En cuanto al restablecimiento de las relaciones entre Irán y Arabia Saudita, no cabe duda de que conviene a la distensión del Oriente Medio, y ese es al mismo tiempo un éxito que aumenta la prestancia de China, y su entrada como potencia con capacidad de influencia en esa compleja región del mundo. Además de contribuir, por ejemplo, al desbloqueo del conflicto de Yemen, e influir positivamente en la situación en Irak, los mismo que en Bahrein y el Líbano, además de abrir nuevas avenidas para los intereses chinos en materia de disponibilidad de combustibles por parte nada menos que de dos superpotencias de la producción petrolera. 

Todo esto se presenta, claro está, dentro del espectro de una competencia entre China y los Estados Unidos, que a la vuelta de cada esquina tienen que superar inconvenientes procedentes de su propia torpeza. 

La sombrilla de China, para producir resultados de impacto internacional, se hace cada día más relevante. Para ello le sirve el hecho de que puede respaldar sus propuestas y sus acciones en lo político, lo económico y lo militar.  
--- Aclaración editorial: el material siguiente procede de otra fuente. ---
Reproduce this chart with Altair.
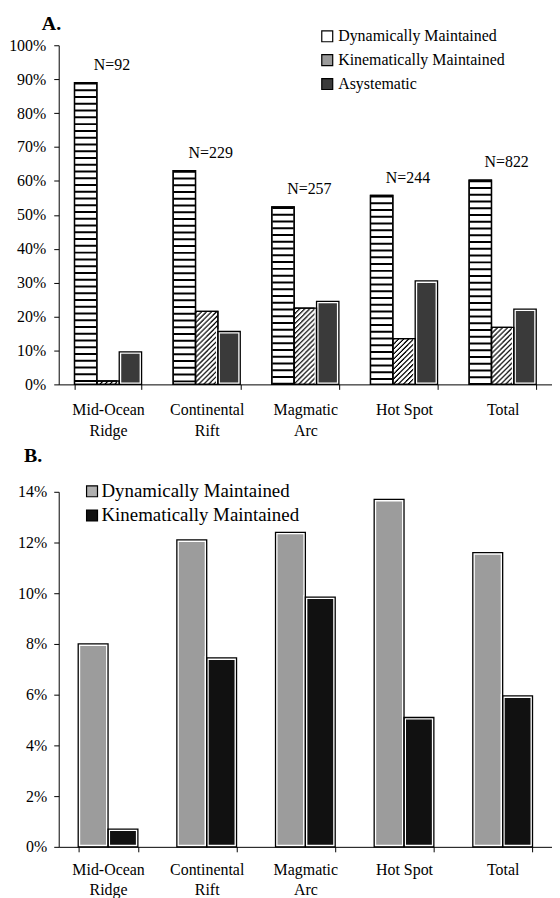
import altair as alt
import pandas as pd

FONT = "Liberation Serif"

categories = ["Mid-Ocean Ridge", "Continental Rift", "Magmatic Arc", "Hot Spot", "Total"]

series_a = ["Dynamically Maintained", "Kinematically Maintained", "Asystematic"]
a_dynamic = [89.0, 63.0, 52.3, 55.7, 60.2]
a_kinematic = [1.0, 21.5, 22.5, 13.5, 16.8]
a_asystematic = [9.6, 15.6, 24.5, 30.5, 22.2]
a_counts = ["N=92", "N=229", "N=257", "N=244", "N=822"]
a_ticks = [0, 10, 20, 30, 40, 50, 60, 70, 80, 90, 100]

series_b = ["Dynamically Maintained", "Kinematically Maintained"]
b_dynamic = [8.0, 12.1, 12.4, 13.7, 11.6]
b_kinematic = [0.7, 7.45, 9.85, 5.1, 5.95]
b_ticks = [0, 2, 4, 6, 8, 10, 12, 14]

panel_labels = ["A.", "B."]

df_a = pd.DataFrame(
    [{"category": c, "series": s, "value": v}
     for s, vals in zip(series_a, [a_dynamic, a_kinematic, a_asystematic])
     for c, v in zip(categories, vals)]
)
df_n = pd.DataFrame({"category": categories, "label": a_counts, "top": a_dynamic})
df_b = pd.DataFrame(
    [{"category": c, "series": s, "value": v}
     for s, vals in zip(series_b, [b_dynamic, b_kinematic])
     for c, v in zip(categories, vals)]
)

LABEL_EXPR = ("!isValid(datum.value) ? '' : "
              "((datum.value == 'Hot Spot' || datum.value == 'Total') ? datum.value : split(datum.value, ' '))")


def x_enc(pad, bp=None, label_pad=12, line_h=21):
    kw = {}
    if bp is not None:
        kw["bandPosition"] = bp
    return alt.X(
        "category:N", sort=categories, title=None,
        scale=alt.Scale(domain=categories, paddingInner=pad, paddingOuter=pad / 2),
        axis=alt.Axis(labelExpr=LABEL_EXPR, labelAngle=0, tickBand="extent", tickSize=5,
                      labelPadding=label_pad, labelFontSize=16, labelLineHeight=line_h,
                      labelFont=FONT, labelColor="black", domainColor="black",
                      tickColor="black", grid=False, zindex=1),
        **kw,
    )


def y_enc(field, domain, ticks, fs, lpad, ext):
    return alt.Y(
        f"{field}:Q", title=None,
        scale=alt.Scale(domain=domain, nice=False, zero=True),
        axis=alt.Axis(values=ticks, labelExpr="datum.value + '%'", tickSize=5,
                      labelPadding=lpad, labelFontSize=fs, labelFont=FONT,
                      labelColor="black", domainColor="black", tickColor="black",
                      grid=False, minExtent=ext, maxExtent=ext, zindex=1),
    )


# ---------------- Panel A ----------------
PA = 0.32
ya = lambda f="value": y_enc(f, [0, 100], a_ticks, 16, 8, 51)
xa = lambda bp=None: x_enc(PA, bp=bp, label_pad=12, line_h=21)
xoa = alt.XOffset("series:N", sort=series_a, scale=alt.Scale(domain=series_a, paddingInner=0, paddingOuter=0))

base_a = alt.Chart(df_a)

legend_a = base_a.mark_bar(opacity=0, stroke="black").encode(
    x=xa(), xOffset=xoa, y=ya(),
    color=alt.Color("series:N", sort=series_a,
                    scale=alt.Scale(domain=series_a, range=["white", "#9a9a9a", "#3a3a3a"]),
                    legend=alt.Legend(title=None, orient="none", legendX=262, legendY=-17,
                                      direction="vertical", symbolType="square", symbolSize=121,
                                      symbolStrokeColor="black", symbolStrokeWidth=1.2,
                                      symbolOpacity=1, labelFont=FONT, labelFontSize=16,
                                      labelColor="black", rowPadding=8, labelOffset=3,
                                      labelLimit=400, padding=0)),
)

bars_a = base_a.mark_bar(fill="white", stroke="black", strokeWidth=1.3).encode(
    x=xa(), xOffset=xoa, y=ya(), y2=alt.datum(0)
)

stripes_a = base_a.transform_filter(alt.datum.series == series_a[0]).mark_rule(
    strokeWidth=21.5, strokeDash=[2, 4.8], strokeCap="butt", color="black"
).encode(x=xa(1 / 6), y=ya(), y2=alt.datum(0))

hatch_layers = []
NCOL = 22
for j in range(NCOL):
    hatch_layers.append(
        base_a.transform_filter(alt.datum.series == series_a[1]).mark_rule(
            strokeWidth=1.2, strokeDash=[1.6, 3.4], strokeDashOffset=j * 1.02,
            strokeCap="butt", color="black"
        ).encode(x=xa((1 + (j + 0.5) / NCOL) / 3), y=ya(), y2=alt.datum(0))
    )

dark_a = base_a.transform_filter(alt.datum.series == series_a[2]).mark_bar(
    fill="#3a3a3a", stroke="white", strokeWidth=4
).encode(x=xa(), xOffset=xoa, y=ya(), y2=alt.datum(0))

outline_a = base_a.mark_bar(fillOpacity=0, stroke="black", strokeWidth=1.3).encode(
    x=xa(), xOffset=xoa, y=ya(), y2=alt.datum(0)
)

ntext = alt.Chart(df_n).mark_text(font=FONT, fontSize=16, dy=-18, dx=4, color="black").encode(
    x=xa(), y=ya("top"), text="label:N"
)

tag_a = alt.Chart(pd.DataFrame({"t": [panel_labels[0]]})).mark_text(
    font=FONT, fontSize=20, fontWeight="bold", align="left", baseline="alphabetic", color="black"
).encode(text="t:N", x=alt.value(-17), y=alt.value(-15))

panel_a = alt.layer(
    legend_a, bars_a, stripes_a, *hatch_layers, dark_a, outline_a, ntext, tag_a
).properties(width=496, height=341)

# ---------------- Panel B ----------------
PB = 0.395
yb = lambda f="value": y_enc(f, [0, 14], b_ticks, 16, 7, 47)
xb = lambda bp=None: x_enc(PB, bp=bp, label_pad=10, line_h=19.5)
xob = alt.XOffset("series:N", sort=series_b, scale=alt.Scale(domain=series_b, paddingInner=0, paddingOuter=0))

base_b = alt.Chart(df_b)

legend_b = base_b.mark_bar(opacity=0, stroke="black").encode(
    x=xb(), xOffset=xob, y=yb(),
    color=alt.Color("series:N", sort=series_b,
                    scale=alt.Scale(domain=series_b, range=["#b0b0b0", "#111111"]),
                    legend=alt.Legend(title=None, orient="none", legendX=24, legendY=-10,
                                      direction="vertical", symbolType="square", symbolSize=121,
                                      symbolStrokeColor="black", symbolStrokeWidth=1.2,
                                      symbolOpacity=1, labelFont=FONT, labelFontSize=19,
                                      labelColor="black", rowPadding=4.3, labelOffset=0,
                                      labelLimit=400, padding=0)),
)

bars_b = base_b.mark_bar(stroke="white", strokeWidth=4).encode(
    x=xb(), xOffset=xob, y=yb(), y2=alt.datum(0),
    fill=alt.when(alt.datum.series == series_b[1]).then(alt.value("#111111")).otherwise(alt.value("#9c9c9c")),
)

outline_b = base_b.mark_bar(fillOpacity=0, stroke="black", strokeWidth=1.3).encode(
    x=xb(), xOffset=xob, y=yb(), y2=alt.datum(0)
)

tag_b = alt.Chart(pd.DataFrame({"t": [panel_labels[1]]})).mark_text(
    font=FONT, fontSize=20, fontWeight="bold", align="left", baseline="alphabetic", color="black"
).encode(text="t:N", x=alt.value(-35), y=alt.value(-30))

panel_b = alt.layer(legend_b, bars_b, outline_b, tag_b).properties(width=496, height=357)

chart = alt.vconcat(panel_a, panel_b, spacing=8).resolve_scale(
    color="independent", xOffset="independent"
).resolve_legend(color="independent").properties(
    padding={"left": 0, "top": 4, "right": 0, "bottom": 0}
).configure_view(stroke=None).configure_axis(domainWidth=1, tickWidth=1)

chart.save("out.html", embed_options={"renderer": "svg", "actions": False})
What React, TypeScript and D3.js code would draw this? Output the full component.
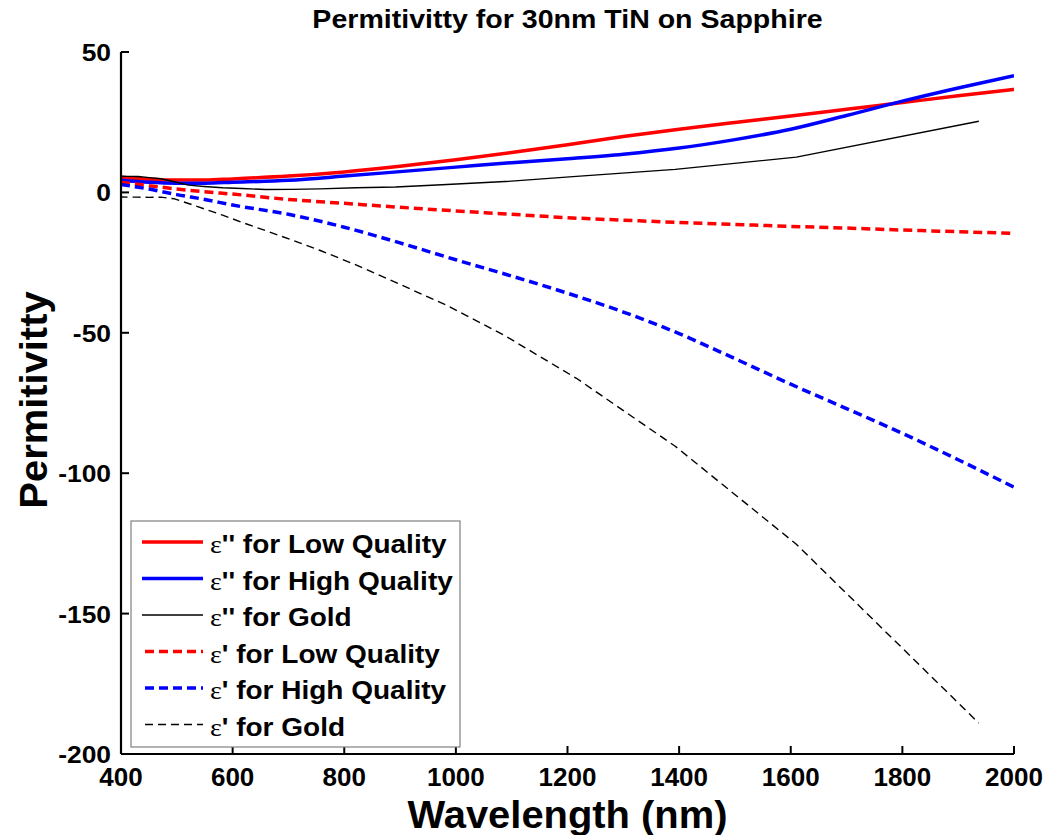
import React from "react";
import * as d3 from "d3";

// ---------- data ----------
const tinWavelength = [400, 450, 500, 550, 600, 700, 800, 900, 1000, 1100, 1200, 1300, 1400, 1500, 1600, 1700, 1800, 1900, 2000];
const epsImagLow = [5.4, 4.7, 4.4, 4.4, 4.8, 5.8, 7.3, 9.3, 11.6, 14.2, 17.0, 19.9, 22.5, 24.9, 27.2, 29.6, 32.0, 34.4, 36.7];
const epsImagHigh = [4.3, 3.6, 3.3, 3.3, 3.6, 4.3, 5.8, 7.4, 9.0, 10.6, 12.0, 13.6, 15.8, 18.8, 22.5, 27.4, 32.5, 37.2, 41.6];
const epsRealLow = [3.6, 2.4, 1.2, 0.2, -0.6, -2.5, -3.9, -5.3, -6.6, -7.8, -9.0, -9.9, -10.7, -11.4, -12.1, -12.7, -13.4, -14.0, -14.6];
const epsRealHigh = [2.8, 1.2, -0.8, -2.5, -4.5, -7.8, -12.4, -18.0, -24.0, -29.8, -35.9, -42.6, -50.3, -59.2, -68.3, -77.0, -85.8, -95.2, -105.0];

const goldWavelength = [397.4, 413.3, 430.5, 450.9, 471.4, 495.9, 520.9, 548.6, 582.1, 616.8, 659.5, 704.5, 756, 821, 892, 984, 1088, 1216, 1393, 1610, 1937];
const goldEpsReal = [-1.65, -1.70, -1.69, -1.76, -1.70, -2.28, -3.95, -5.84, -8.11, -10.66, -13.65, -16.82, -20.61, -25.81, -32.04, -40.27, -51.05, -66.2, -90.4, -125.3, -189.0];
const goldEpsImag = [5.74, 5.72, 5.65, 5.28, 4.84, 3.81, 2.58, 2.11, 1.66, 1.37, 1.04, 1.07, 1.27, 1.63, 1.93, 2.79, 3.86, 5.70, 8.19, 12.56, 25.36];

const xTicks = [400, 600, 800, 1000, 1200, 1400, 1600, 1800, 2000];
const yTicks = [50, 0, -50, -100, -150, -200];

const legendLabels = [
  ["ε", "'' for Low Quality"],
  ["ε", "'' for High Quality"],
  ["ε", "'' for Gold"],
  ["ε", "' for Low Quality"],
  ["ε", "' for High Quality"],
  ["ε", "' for Gold"],
];

const titleText = "Permitivitty for 30nm TiN on Sapphire";
const xLabelText = "Wavelength (nm)";
const yLabelText = "Permitivitty";

// ---------- styles ----------
const RED = "#ff0000";
const BLUE = "#0000ff";
const BLACK = "#000000";
const SANS = "'Liberation Sans', Arial, Helvetica, sans-serif";
const SERIF = "'Liberation Serif', 'Times New Roman', serif";

type Series = { xs: number[]; ys: number[]; color: string; width: number; dash?: string; smooth: boolean };

const series: Series[] = [
  { xs: tinWavelength, ys: epsImagLow, color: RED, width: 3.5, smooth: true },
  { xs: tinWavelength, ys: epsImagHigh, color: BLUE, width: 3.5, smooth: true },
  { xs: goldWavelength, ys: goldEpsImag, color: BLACK, width: 1.4, smooth: false },
  { xs: tinWavelength, ys: epsRealLow, color: RED, width: 3.5, dash: "9,5", smooth: true },
  { xs: tinWavelength, ys: epsRealHigh, color: BLUE, width: 3.5, dash: "9,5", smooth: true },
  { xs: goldWavelength, ys: goldEpsReal, color: BLACK, width: 1.4, dash: "8,5", smooth: false },
];

export default function App() {
  const W = 1049;
  const H = 835;
  const x = d3.scaleLinear().domain([400, 2000]).range([121, 1014]);
  const y = d3.scaleLinear().domain([-200, 50]).range([754, 52]);

  const paths = series.map((s) => {
    const pts = s.xs.map((v, i) => [v, s.ys[i]] as [number, number]);
    const gen = d3
      .line<[number, number]>()
      .x((d) => x(d[0]))
      .y((d) => y(d[1]))
      .curve(s.smooth ? d3.curveMonotoneX : d3.curveLinear);
    return gen(pts) || "";
  });

  const [x0, x1] = x.range();
  const [yb, yt] = y.range();
  const tickLen = 8;

  const legX = 131;
  const legY = 521;
  const legW = 329;
  const legH = 226;
  const rowY = (i: number) => 542 + i * 36.5;

  return (
    <svg
      width={W}
      height={H}
      style={{ position: "absolute", left: 0, top: 0, background: "#fff" }}
      xmlns="http://www.w3.org/2000/svg"
    >
      <rect x={0} y={0} width={W} height={H} fill="#fff" />
      <defs>
        <clipPath id="plotclip">
          <rect x={x0} y={yt} width={x1 - x0} height={yb - yt} />
        </clipPath>
      </defs>

      {/* title */}
      <g transform={`translate(${(x0 + x1) / 2},28) scale(1.12,1)`}>
        <text textAnchor="middle" fontFamily={SANS} fontWeight="bold" fontSize={25.5} fill="#000">
          {titleText}
        </text>
      </g>

      {/* data lines */}
      <g clipPath="url(#plotclip)">
        {series.map((s, i) => (
          <path
            key={i}
            d={paths[i]}
            fill="none"
            stroke={s.color}
            strokeWidth={s.width}
            strokeDasharray={s.dash}
            strokeLinejoin="round"
          />
        ))}
      </g>

      {/* axes */}
      <line x1={x0} y1={yb} x2={x1} y2={yb} stroke="#000" strokeWidth={2.2} />
      <line x1={x0} y1={yb} x2={x0} y2={yt} stroke="#000" strokeWidth={2.2} />
      {xTicks.map((t) => (
        <g key={"xt" + t}>
          <line x1={x(t)} y1={yb} x2={x(t)} y2={yb - tickLen} stroke="#000" strokeWidth={2} />
          <text
            x={x(t)}
            y={786}
            textAnchor="middle"
            fontFamily={SANS}
            fontWeight="bold"
            fontSize={26}
            fill="#000"
          >
            {t}
          </text>
        </g>
      ))}
      {yTicks.map((t) => (
        <g key={"yt" + t}>
          <line x1={x0} y1={y(t)} x2={x0 + tickLen} y2={y(t)} stroke="#000" strokeWidth={2} />
          <g transform={`translate(111,${y(t) + 9}) scale(1.1,1)`}>
            <text textAnchor="end" fontFamily={SANS} fontWeight="bold" fontSize={24} fill="#000">
              {t}
            </text>
          </g>
        </g>
      ))}

      {/* axis labels */}
      <g transform={`translate(${(x0 + x1) / 2},828) scale(1.05,1)`}>
        <text textAnchor="middle" fontFamily={SANS} fontWeight="bold" fontSize={38} fill="#000">
          {xLabelText}
        </text>
      </g>
      <g transform={`translate(47,400) rotate(-90) scale(1.05,1)`}>
        <text textAnchor="middle" fontFamily={SANS} fontWeight="bold" fontSize={38} fill="#000">
          {yLabelText}
        </text>
      </g>

      {/* legend */}
      <rect x={legX} y={legY} width={legW} height={legH} fill="#fff" stroke="#808080" strokeWidth={1.2} />
      {legendLabels.map((lab, i) => {
        const s = series[i];
        const ly = rowY(i);
        return (
          <g key={"lg" + i}>
            <line
              x1={s.dash ? 145 : 142}
              x2={203}
              y1={ly}
              y2={ly}
              stroke={s.color}
              strokeWidth={s.width}
              strokeDasharray={s.dash}
            />
            <g transform={`translate(210,${ly + 11}) scale(1.12,1)`}>
              <text fontSize={25} fill="#000">
                <tspan fontFamily={SERIF} fontWeight="normal" fontSize={25}>
                  {lab[0]}
                </tspan>
                <tspan fontFamily={SANS} fontWeight="bold">
                  {lab[1]}
                </tspan>
              </text>
            </g>
          </g>
        );
      })}
    </svg>
  );
}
Lo anterior tiene que ser preocupante para los Estados Unidos, donde el ambiente de una sociedad abierta hace todo más difícil. Algo que se nota demasiado cuando precandidatos como Ron DeSantis irrumpen en el escenario con demostraciones preocupantes de desconocimiento de la dimensión internacional del eventual ejercicio de la presidencia de una potencia que, de ninguna manera, ha dejado de ser relevante en todos los tableros, y que exige responsabilidades que hay que ejercer de manera adecuada, para no propiciar de aquí a mañana un descalabro equivalente al de la Unión Soviética en las postrimerías del pasado milenio.